Nothing points out your weaknesses like being thrust into designing your own experiments. Read the literature, find the new questions to push the frontier, and develop the methods to delve into the unknown. Be questioned by experts in your field; be humbled. Read more, and work harder so next time perhaps you can answer those questions. All of them. Impostor syndrome and perfectionism are not survivable conditions; graduate school is as much about your scientific growth as your personal growth.
In ten years, the story of my journey with science will hopefully be as positive and uplifting as my story of my entry into science. Right now, the hardship of balancing personal and professional life, and the inefficiencies of the academic system, are frustrating (to use the kindest description). Finding time for my partner – also known as ‘work-life balance’ – is talked up in theory but looked down upon in practice.
TAs and professors are not trained in pedagogy, PIs are not trained in management and supervision; there are no protections in place to ensure fair treatment of students within or across lab environments. The incentives to encourage PIs, TAs, and professors to receive the appropriate training in the aforementioned areas are just not there; we rely solely on the exhausted good will of these people to get trained in the areas they work in most.

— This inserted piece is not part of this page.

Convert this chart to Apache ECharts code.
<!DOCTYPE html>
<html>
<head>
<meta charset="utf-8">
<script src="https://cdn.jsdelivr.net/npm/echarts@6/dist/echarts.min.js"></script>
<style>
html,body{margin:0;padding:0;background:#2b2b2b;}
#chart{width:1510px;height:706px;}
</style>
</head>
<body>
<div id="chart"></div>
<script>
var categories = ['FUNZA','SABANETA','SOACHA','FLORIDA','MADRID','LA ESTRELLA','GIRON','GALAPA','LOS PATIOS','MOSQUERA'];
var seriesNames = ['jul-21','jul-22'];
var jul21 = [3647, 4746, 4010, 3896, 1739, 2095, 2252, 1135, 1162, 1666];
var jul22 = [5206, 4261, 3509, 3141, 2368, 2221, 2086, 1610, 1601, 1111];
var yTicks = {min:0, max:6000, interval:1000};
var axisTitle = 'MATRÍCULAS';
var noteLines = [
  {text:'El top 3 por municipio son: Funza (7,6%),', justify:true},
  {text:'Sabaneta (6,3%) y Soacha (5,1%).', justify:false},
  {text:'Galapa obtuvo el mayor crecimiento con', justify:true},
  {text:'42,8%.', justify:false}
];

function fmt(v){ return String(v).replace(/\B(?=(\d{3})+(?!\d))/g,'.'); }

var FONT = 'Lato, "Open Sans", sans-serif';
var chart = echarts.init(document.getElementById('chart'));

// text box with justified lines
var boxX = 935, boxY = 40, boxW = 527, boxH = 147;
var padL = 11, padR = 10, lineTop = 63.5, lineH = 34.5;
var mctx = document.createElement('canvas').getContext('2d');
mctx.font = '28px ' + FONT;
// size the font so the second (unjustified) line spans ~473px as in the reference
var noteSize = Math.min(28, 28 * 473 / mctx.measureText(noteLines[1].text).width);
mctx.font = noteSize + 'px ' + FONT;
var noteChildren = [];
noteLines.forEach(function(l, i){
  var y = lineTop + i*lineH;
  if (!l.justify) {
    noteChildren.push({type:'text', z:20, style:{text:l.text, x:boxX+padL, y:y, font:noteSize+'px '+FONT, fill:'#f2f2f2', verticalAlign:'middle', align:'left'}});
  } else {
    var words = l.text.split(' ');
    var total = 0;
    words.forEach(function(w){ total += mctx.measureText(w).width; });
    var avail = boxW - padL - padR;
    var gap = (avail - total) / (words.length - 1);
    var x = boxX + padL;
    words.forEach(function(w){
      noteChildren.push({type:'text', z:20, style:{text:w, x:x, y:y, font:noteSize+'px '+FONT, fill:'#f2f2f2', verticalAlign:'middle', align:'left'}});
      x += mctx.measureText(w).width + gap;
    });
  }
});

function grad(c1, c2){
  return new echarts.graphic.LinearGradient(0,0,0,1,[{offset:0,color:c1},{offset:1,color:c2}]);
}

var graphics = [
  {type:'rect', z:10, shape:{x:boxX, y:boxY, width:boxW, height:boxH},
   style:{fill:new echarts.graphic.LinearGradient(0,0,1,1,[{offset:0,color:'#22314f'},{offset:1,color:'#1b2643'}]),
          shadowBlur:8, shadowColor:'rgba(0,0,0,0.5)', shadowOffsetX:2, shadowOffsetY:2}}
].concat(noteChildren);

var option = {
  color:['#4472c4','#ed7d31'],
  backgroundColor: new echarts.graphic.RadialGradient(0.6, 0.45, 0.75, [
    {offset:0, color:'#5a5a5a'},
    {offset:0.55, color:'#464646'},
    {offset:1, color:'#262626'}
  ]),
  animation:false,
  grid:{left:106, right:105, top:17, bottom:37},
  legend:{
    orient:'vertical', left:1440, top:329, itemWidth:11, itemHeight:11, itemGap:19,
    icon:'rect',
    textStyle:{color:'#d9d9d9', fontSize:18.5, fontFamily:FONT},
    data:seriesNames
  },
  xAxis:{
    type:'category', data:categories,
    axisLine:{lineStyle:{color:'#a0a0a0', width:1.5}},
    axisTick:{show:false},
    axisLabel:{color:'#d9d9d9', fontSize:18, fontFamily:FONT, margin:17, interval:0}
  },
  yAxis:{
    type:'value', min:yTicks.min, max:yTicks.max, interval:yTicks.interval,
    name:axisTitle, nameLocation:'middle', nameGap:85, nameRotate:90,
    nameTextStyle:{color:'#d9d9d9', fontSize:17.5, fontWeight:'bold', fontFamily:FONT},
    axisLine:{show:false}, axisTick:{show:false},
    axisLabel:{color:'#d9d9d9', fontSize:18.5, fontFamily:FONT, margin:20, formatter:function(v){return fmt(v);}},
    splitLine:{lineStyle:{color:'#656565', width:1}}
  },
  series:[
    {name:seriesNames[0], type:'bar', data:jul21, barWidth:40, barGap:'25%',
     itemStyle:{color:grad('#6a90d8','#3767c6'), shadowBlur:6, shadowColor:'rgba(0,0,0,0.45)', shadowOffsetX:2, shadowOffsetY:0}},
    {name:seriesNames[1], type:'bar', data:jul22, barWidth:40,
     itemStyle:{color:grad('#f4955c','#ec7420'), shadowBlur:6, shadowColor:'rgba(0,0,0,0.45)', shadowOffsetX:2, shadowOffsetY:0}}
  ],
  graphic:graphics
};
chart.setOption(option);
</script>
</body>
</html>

Coming from a family of business owners and engineers, such problems perhaps seem even more egregious to me than others.
So why persist? – a question I’m sure many graduate students ask themselves, for reasons similar and dissimilar to my own. Some of it is passion – for bees, for discovery, for the process of science. Much of it is a hunger to make a change – increase the value of evidence-based teaching and professional training, increase public awareness of scientific practice (and native bees). And a small part of it is a growing maturity: the understanding that, to get raspberries, you must first have a bush with thorns.